Both of Ava's love interests are vibrantly drawn, layered and interesting characters in their own right

The observations are keen, heartfelt and delivered in a brutally nonchalant style. A passing comment to Edith about rape says so much: “You could tell who’d been through it and who hadn’t because when you told someone who hadn’t, they were hungry for details.” The book is also packed with one-liners, delivered in a sparing, deadpan tone: “In college people had liked that I could roll cigarettes – despite not smoking – and that I didn’t interrupt them when they talked about Infinite Jest.”

The same tone proves most effective when it comes to relating character. Both of Ava’s love interests are vibrantly drawn, layered and interesting characters in their own right. Julian is English, late 20s, with a well-paid job in corporate finance: “[He] had gone to Eton and was an only child. These were the two least surprising facts anyone had ever told me about themselves.”

New star

Julian offers Ava a rent-free room in his plush apartment, a queasy deal that leaves Ava second-guessing his interest in her. The pair are well-matched intellectually, and in their detachment from each other and their loved ones. Ava isn’t the victim in the scenario – in fact, it’s difficult to know who is using whom: “If something cost 1 per cent of his income or 10 per cent of mine, why shouldn’t he take care of it?” Side characters are equally vivid, from Julian’s obnoxious friends to the girlfriend of one of his colleagues: “Victoria was good at wearing clothes. She was so beautiful I couldn’t see why she was talking to me.”

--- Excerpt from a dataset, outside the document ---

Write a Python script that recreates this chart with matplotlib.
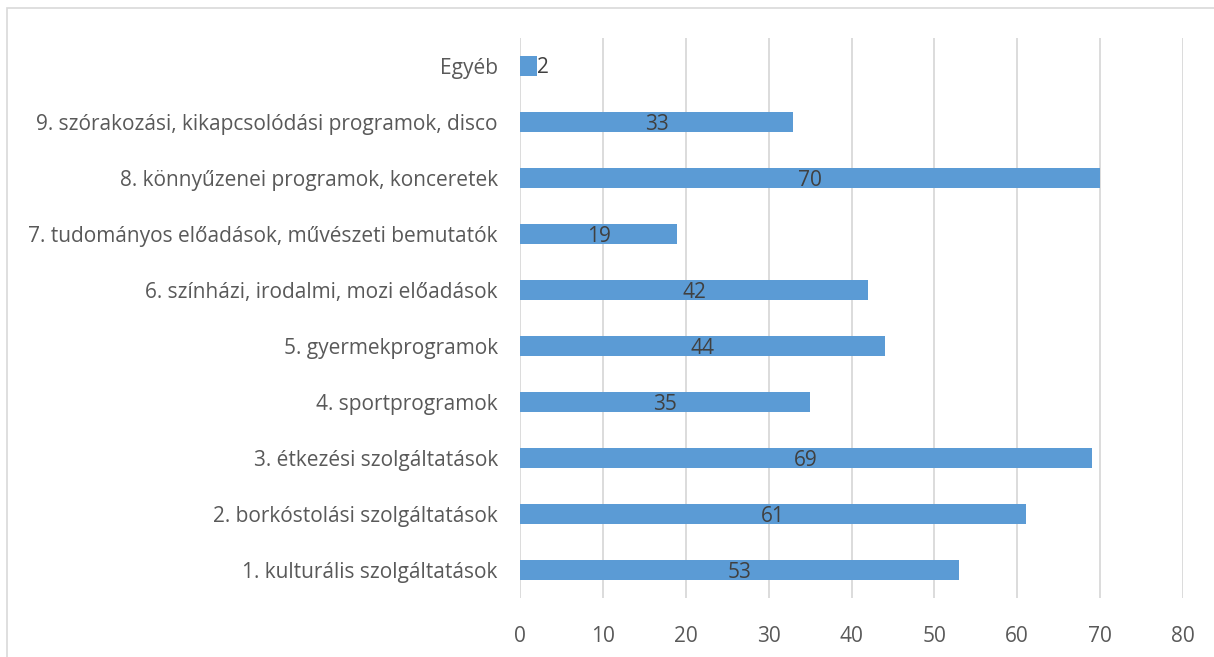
import matplotlib.pyplot as plt
from matplotlib.patches import Rectangle

categories = ["1. kulturális szolgáltatások", "2. borkóstolási szolgáltatások",
              "3. étkezési szolgáltatások", "4. sportprogramok", "5. gyermekprogramok",
              "6. színházi, irodalmi, mozi előadások",
              "7. tudományos előadások, művészeti bemutatók",
              "8. könnyűzenei programok, konceretek",
              "9. szórakozási, kikapcsolódási programok, disco", "Egyéb"]
values = [53, 61, 69, 35, 44, 42, 19, 70, 33, 2]
xticks = [0, 10, 20, 30, 40, 50, 60, 70, 80]

plt.rcParams['font.family'] = ['Open Sans', 'DejaVu Sans']

fig = plt.figure(figsize=(12.14, 6.57), dpi=100)
ax = fig.add_axes([520 / 1214, 1 - 598 / 657, 663 / 1214, 560 / 657])

ypos = list(range(len(categories)))
bars = ax.barh(ypos, values, height=0.34, color="#5B9BD5", zorder=2)

for y, v in zip(ypos, values):
    if v < 5:
        ax.text(v + 0.05, y - 0.03, str(v), ha="left", va="center", fontsize=15, color="#404040", zorder=3)
    else:
        ax.text(v / 2, y - 0.05, str(v), ha="center", va="center", fontsize=15, color="#404040", zorder=3)

ax.set_xlim(0, 80)
ax.set_ylim(-0.5, len(categories) - 0.5)
ax.set_xticks(xticks)
ax.set_xticklabels([str(t) for t in xticks])
ax.set_yticks(ypos)
ax.set_yticklabels(categories)
ax.tick_params(axis="both", length=0, labelsize=15, colors="#595959")
ax.tick_params(axis="x", pad=20)
ax.tick_params(axis="y", pad=16)
ax.grid(axis="x", color="#D9D9D9", linewidth=1.3, zorder=0)
for s in ax.spines.values():
    s.set_visible(False)

fig.patches.append(Rectangle((7 / 1214, -0.1), 1.2, 1 - 8 / 657 + 0.1,
                             transform=fig.transFigure, fill=False,
                             edgecolor="#D9D9D9", linewidth=1.2))

fig.savefig("out.png", dpi=100)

The girls connect instantly and their relationship develops in a very modern way that is beautifully suited to Ava's preoccupation with language and communication

The heart of the book emerges with the arrival of Edith, a Hong Kong solicitor who has studied in England. The girls connect instantly and their relationship develops in a very modern way that is beautifully suited to Ava’s preoccupation with language and communication: “I knew Edith was typing and seeing words form on her side, but they weren’t there on mine, which made them subjunctive: wish or feeling, less than fact.”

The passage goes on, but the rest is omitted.